Specially cultivated apples were imported to Britain around the time of the Norman Conquest in 1066. These imports were cultivated in Europe and transported via France to Britain and it is believed that the variety of apple tree we know today as the Crab Tree Apple is a descendant of these early imported varieties.
An early pioneer of apple importation was Richard Harris a Royal fruiterer to Henry the VIII who imported varieties of apple trees from France and cultivated them in and round Kent in the 16th century. Later on, Victorian explorers introduced many other different varieties of apples to the British Isles. Many of these cultivars can stil bel found in the National Fruit Collection in Brogdale Kent, home to over 3,500 varieties of apples and other popular fruit.
Some interesting facts about apples:
• There are over 7500 known types of apple (known as cultivars)

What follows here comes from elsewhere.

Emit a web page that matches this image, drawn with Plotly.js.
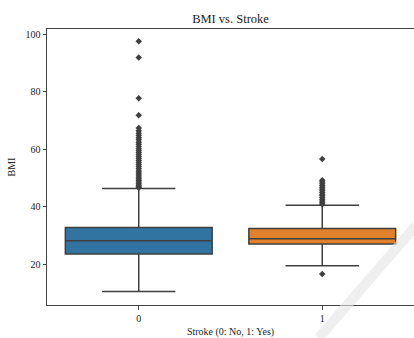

• Cox's Orange Pippin is the most popular variety of apple in the UK, with the Braeburn coming a close second
• More than 75% of an average apple is made up of water
• China is the largest producer of apples having produced over 27 million tonnes in 2008 - six times more than the second largest producer the USA
• The science of studying tree fruits such as apples is known as Pomology
Today almost 70% of the apples eaten in the UK are imported from overseas with only 30% being locally grown. Many factors such as eating habits and strict quality control regulations in supermarkets mean that home grown apples rarely make it onto our supermarket shelves instead these apples are often used for apple juice production or are sold to local farm shops and delis.